Task statement:
Select lines where the word "chart" appears.

-- Begin Recorded information --

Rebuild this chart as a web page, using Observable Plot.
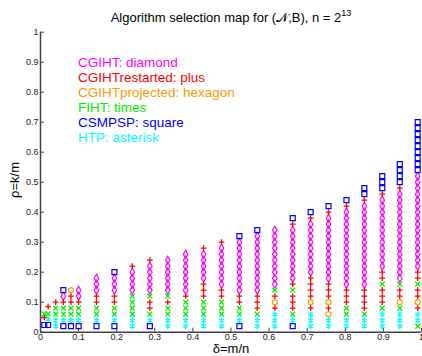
<!DOCTYPE html>
<html><head><meta charset="utf-8">
<script src="https://cdn.jsdelivr.net/npm/d3@7"></script>
<script src="https://cdn.jsdelivr.net/npm/@observablehq/plot@0.6"></script>
<style>
body{margin:0;background:#fff;font-family:"Liberation Sans",Arial,Helvetica,sans-serif;}
#wrap{position:relative;width:422px;height:356px;overflow:hidden;background:#fff}
#wrap svg{position:absolute;left:0;top:0}
.ov{position:absolute;white-space:nowrap;color:#000}
#title{left:0;width:462px;top:10.5px;text-align:center;font-size:13px;line-height:14px}
#title sup{font-size:9px;vertical-align:0;position:relative;top:-6px}
#legend{left:78px;top:54.5px;font-size:13.5px;line-height:15px}
#xlabel{left:0;width:462px;top:344px;height:10px;text-align:center;font-size:13px;line-height:10px}
#ylabel{left:-15px;top:172px;width:60px;height:16px;line-height:16px;text-align:center;font-size:13px;transform:rotate(-90deg)}
</style>
</head><body>
<div id="wrap"></div>
<script>
// Algorithms (legend order), their marker names and colours
const algNames = ["CGIHT", "CGIHTrestarted", "CGIHTprojected", "FIHT", "CSMPSP", "HTP"];
const algMarkers = ["diamond", "plus", "hexagon", "times", "square", "asterisk"];
const algCodes = ["D", "P", "H", "X", "S", "A"];
const algColors = ["#ff00ff", "#ff0000", "#ff9900", "#00ee00", "#0000ff", "#00ffff"];

// delta = m/n columns
const deltas = [0.01, 0.02, 0.04, 0.06, 0.08, 0.10, 0.147, 0.194, 0.241, 0.287, 0.334, 0.381, 0.428,
  0.475, 0.522, 0.569, 0.615, 0.662, 0.709, 0.756, 0.803, 0.850, 0.897, 0.943, 0.99];

// rho values tested in the two leftmost columns (coarse m)
const rhoCol1 = [0.024, 0.049, 0.061];
const rhoCol2 = [0.024, 0.043, 0.061, 0.085];
// other columns: rho grid step
const rhoStep = 0.02;

// fastest algorithm per cell, from lowest rho upward (codes as in algCodes)
const winners = [
  "SPX",
  "SAXP",
  "AAXXP",
  "SAXXPDS",
  "SAXXPPH",
  "SAXXPDD",
  "SAXXPPDDD",
  "SAXXPPDDDS",
  "AAXXXXDDDDP",
  "SAXPPXDDDDDP",
  "AAXXPXDDDDDD",
  "AAXXXPDDDDDDD",
  "AAXXXPPPDDDDDP",
  "AAXXXPPDDDDDDDP",
  "SAXXPPDDDDDDDDDS",
  "AAXPPPDDDDDDDDDDS",
  "AAAPHPXDDDDDDDDDD",
  "SAXPPPXPDDDDDDDDDPS",
  "AAAPHPPPPDDDDDDDDDPS",
  "AAHPHPPPDDDDDDDDDDDPS",
  "AAXXPPPDDDDDDDDDDDDDPS",
  "AAXPPPPDDDDDDDDDDDDDDPSS",
  "AAAXPPPXPPDDDDDDDDDDDDPSSS",
  "AAAXHPPXDDDDDDDDDDDDDDDPSSSS",
  "XAAPHPPXPPDDDDDDDDDDDDDDDDSSSSSSSSS"
];

const xTicks = [0, 0.1, 0.2, 0.3, 0.4, 0.5, 0.6, 0.7, 0.8, 0.9, 1];
const yTicks = [0, 0.1, 0.2, 0.3, 0.4, 0.5, 0.6, 0.7, 0.8, 0.9, 1];

// build table
const cells = [];
deltas.forEach((d, i) => {
  const s = winners[i];
  const rhos = i === 0 ? rhoCol1 : i === 1 ? rhoCol2 : null;
  for (let j = 0; j < s.length; j++) {
    cells.push({delta: d, rho: rhos ? rhos[j] : +(rhoStep * (j + 1)).toFixed(3), code: s[j]});
  }
});

const markerR = {diamond: 2.4, plus: 2.0, hexagon: 2.4, times: 2.3, square: 2.8, asterisk: 2.6};
const markerW = {diamond: 1.2, plus: 1.3, hexagon: 1.2, times: 1.3, square: 1.2, asterisk: 1.5};

const dotMarks = algCodes.map((c, i) => Plot.dot(cells.filter(e => e.code === c), {
  x: "delta", y: "rho", symbol: algMarkers[i], stroke: algColors[i], fill: "none",
  r: markerR[algMarkers[i]], strokeWidth: markerW[algMarkers[i]]
}));

const axisColor = "#404040";
const chart = Plot.plot({
  width: 422, height: 356,
  marginLeft: 40, marginRight: 1, marginTop: 31.7, marginBottom: 24.3,
  style: {fontFamily: '"Liberation Sans", Arial, sans-serif', fontSize: "9px", color: "#222", background: "transparent", overflow: "visible"},
  x: {domain: [0, 1]},
  y: {domain: [0, 1]},
  marks: [
    Plot.axisX({ticks: xTicks, tickFormat: "~g", tickSize: -4, tickPadding: 5, label: null, stroke: axisColor}),
    Plot.axisY({ticks: yTicks, tickFormat: "~g", tickSize: -4, tickPadding: 6, label: null, stroke: axisColor}),
    Plot.ruleX([0], {stroke: axisColor, strokeWidth: 1.5}),
    Plot.ruleY([0], {stroke: axisColor, strokeWidth: 1.5}),
    ...dotMarks
  ]
});

const wrap = document.getElementById("wrap");
wrap.appendChild(chart);

function add(id, html) {
  const d = document.createElement("div");
  d.className = "ov"; d.id = id; d.innerHTML = html; wrap.appendChild(d);
  return d;
}
add("title", "Algorithm selection map for (𝒩,B), n = 2<sup>13</sup>");
add("legend", algNames.map((n, i) =>
  `<div style="color:${algColors[i]}">${n}: ${algMarkers[i]}</div>`).join(""));
add("xlabel", "δ=m/n");
add("ylabel", "ρ=k/m");
</script>
</body></html>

-- End Recorded information --

Output below:
Rebuild this chart as a web page, using Observable Plot.
const chart = Plot.plot({
wrap.appendChild(chart);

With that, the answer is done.